— START OF STORED RECORDS —

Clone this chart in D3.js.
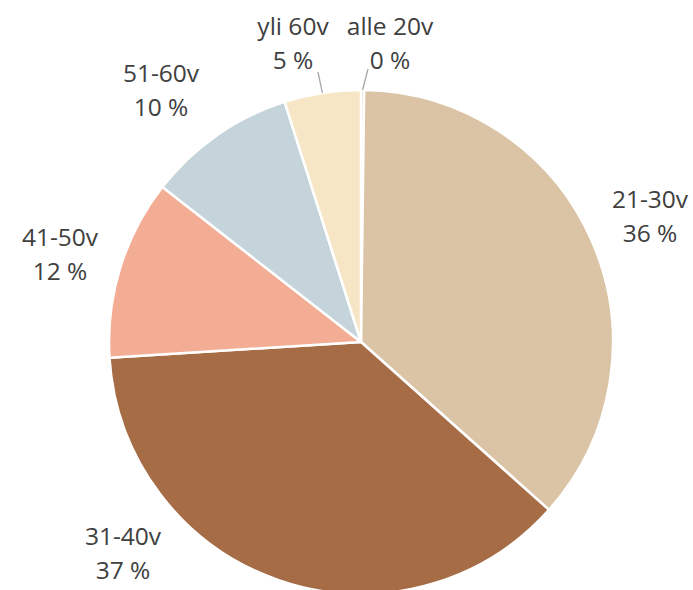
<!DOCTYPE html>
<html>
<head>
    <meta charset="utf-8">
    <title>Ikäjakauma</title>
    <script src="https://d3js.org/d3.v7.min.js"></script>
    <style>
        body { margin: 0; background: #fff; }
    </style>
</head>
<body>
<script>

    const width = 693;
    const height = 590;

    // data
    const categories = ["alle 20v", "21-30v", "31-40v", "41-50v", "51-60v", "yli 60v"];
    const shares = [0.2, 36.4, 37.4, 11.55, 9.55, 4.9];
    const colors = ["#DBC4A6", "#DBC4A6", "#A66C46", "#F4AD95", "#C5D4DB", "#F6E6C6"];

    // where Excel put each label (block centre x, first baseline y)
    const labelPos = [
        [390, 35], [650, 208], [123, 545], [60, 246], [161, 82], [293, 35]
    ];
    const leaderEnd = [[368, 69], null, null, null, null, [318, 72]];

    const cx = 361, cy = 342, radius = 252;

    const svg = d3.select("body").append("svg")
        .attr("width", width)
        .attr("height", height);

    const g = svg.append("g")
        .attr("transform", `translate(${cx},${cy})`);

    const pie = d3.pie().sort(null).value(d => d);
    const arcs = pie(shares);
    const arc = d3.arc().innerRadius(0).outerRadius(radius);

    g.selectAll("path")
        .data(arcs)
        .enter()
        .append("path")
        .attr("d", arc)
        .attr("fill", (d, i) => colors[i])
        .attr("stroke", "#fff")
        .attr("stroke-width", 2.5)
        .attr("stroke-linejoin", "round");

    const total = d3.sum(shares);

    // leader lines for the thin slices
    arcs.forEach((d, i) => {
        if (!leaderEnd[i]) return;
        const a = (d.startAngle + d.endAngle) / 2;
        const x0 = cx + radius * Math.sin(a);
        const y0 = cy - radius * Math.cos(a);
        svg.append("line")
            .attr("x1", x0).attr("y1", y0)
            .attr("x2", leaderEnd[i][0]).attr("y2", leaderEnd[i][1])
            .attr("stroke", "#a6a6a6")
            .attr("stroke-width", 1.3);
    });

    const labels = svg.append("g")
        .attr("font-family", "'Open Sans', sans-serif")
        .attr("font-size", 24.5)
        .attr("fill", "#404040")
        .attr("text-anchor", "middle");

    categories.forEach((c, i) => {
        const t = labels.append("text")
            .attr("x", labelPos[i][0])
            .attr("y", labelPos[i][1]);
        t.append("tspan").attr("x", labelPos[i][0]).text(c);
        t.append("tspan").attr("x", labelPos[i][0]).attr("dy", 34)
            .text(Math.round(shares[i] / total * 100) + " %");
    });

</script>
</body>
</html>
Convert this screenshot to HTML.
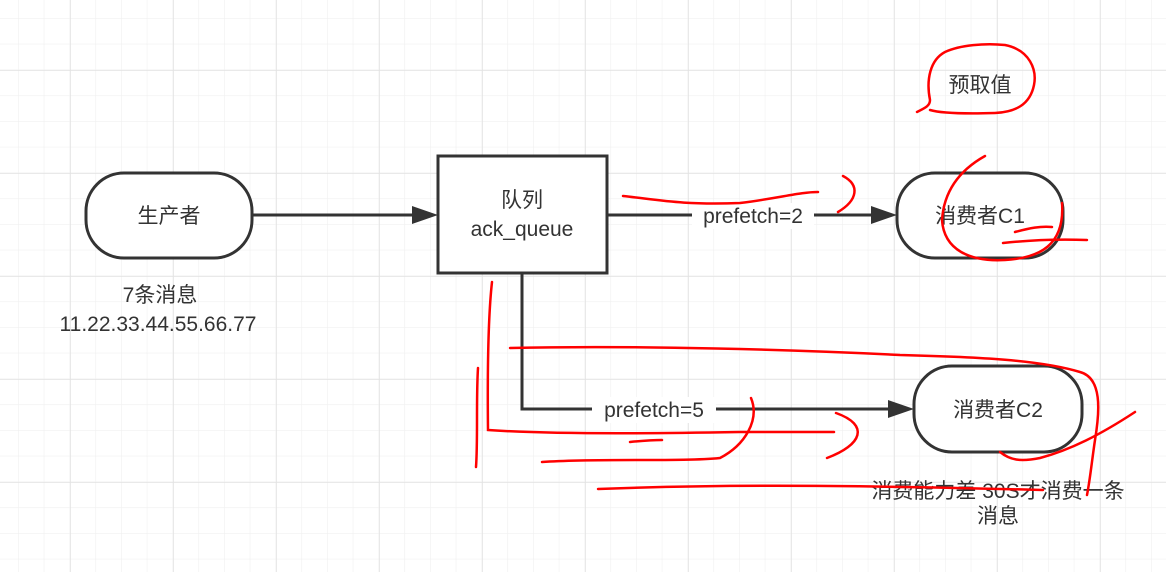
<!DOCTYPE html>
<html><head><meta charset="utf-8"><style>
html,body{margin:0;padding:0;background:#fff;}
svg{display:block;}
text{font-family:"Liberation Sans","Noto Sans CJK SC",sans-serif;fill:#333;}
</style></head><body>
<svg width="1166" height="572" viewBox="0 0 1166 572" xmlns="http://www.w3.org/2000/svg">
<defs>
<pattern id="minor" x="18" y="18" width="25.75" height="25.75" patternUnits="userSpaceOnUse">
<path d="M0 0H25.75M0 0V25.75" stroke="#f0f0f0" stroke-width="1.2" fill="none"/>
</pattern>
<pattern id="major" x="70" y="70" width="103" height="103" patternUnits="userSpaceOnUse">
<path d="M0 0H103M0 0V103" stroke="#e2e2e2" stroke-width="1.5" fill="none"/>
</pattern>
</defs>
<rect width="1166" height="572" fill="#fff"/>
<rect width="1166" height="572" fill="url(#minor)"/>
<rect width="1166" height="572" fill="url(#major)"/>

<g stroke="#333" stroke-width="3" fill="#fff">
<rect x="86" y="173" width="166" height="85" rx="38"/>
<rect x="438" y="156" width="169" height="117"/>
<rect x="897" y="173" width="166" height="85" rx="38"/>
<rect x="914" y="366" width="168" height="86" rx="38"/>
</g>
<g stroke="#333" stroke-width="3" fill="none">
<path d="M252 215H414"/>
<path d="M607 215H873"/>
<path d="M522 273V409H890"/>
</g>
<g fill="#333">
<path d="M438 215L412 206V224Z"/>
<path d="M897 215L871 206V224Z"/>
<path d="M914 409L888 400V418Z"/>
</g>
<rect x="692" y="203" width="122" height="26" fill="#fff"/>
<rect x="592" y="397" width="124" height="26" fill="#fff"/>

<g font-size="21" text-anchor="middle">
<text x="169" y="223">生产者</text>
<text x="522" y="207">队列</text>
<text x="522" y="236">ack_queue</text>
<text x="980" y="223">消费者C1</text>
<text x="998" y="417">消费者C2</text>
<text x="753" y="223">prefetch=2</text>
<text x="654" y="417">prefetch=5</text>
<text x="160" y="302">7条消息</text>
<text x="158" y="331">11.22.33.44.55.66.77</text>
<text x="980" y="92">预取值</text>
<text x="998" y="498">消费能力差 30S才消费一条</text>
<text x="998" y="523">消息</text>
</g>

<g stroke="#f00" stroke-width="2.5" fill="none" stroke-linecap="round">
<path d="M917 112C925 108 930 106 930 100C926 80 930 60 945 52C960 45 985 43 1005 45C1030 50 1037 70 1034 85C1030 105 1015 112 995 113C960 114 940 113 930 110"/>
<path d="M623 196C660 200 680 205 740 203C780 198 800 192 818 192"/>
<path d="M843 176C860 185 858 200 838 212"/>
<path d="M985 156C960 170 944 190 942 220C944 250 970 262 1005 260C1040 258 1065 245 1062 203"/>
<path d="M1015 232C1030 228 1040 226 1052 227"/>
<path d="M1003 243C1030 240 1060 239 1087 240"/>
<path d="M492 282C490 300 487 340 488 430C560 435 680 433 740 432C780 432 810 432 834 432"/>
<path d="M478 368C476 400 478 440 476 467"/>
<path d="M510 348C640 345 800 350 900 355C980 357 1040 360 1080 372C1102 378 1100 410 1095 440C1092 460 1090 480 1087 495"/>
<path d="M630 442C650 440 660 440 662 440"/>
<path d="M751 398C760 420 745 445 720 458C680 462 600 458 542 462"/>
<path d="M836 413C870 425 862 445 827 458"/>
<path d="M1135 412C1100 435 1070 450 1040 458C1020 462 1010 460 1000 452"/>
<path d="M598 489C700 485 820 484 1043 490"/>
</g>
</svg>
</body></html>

— END OF STORED RECORDS —

* [INSTRUCTIONS FOR THE TASK]
Without the pictures, please reproduce each line of the listing above exactly, from the first one through the line bearing "const height = 590;".

* [EXERCISE SOLUTION]
Clone this chart in D3.js.
<!DOCTYPE html>
<html>
<head>
    <meta charset="utf-8">
    <title>Ikäjakauma</title>
    <script src="https://d3js.org/d3.v7.min.js"></script>
    <style>
        body { margin: 0; background: #fff; }
    </style>
</head>
<body>
<script>

    const width = 693;
    const height = 590;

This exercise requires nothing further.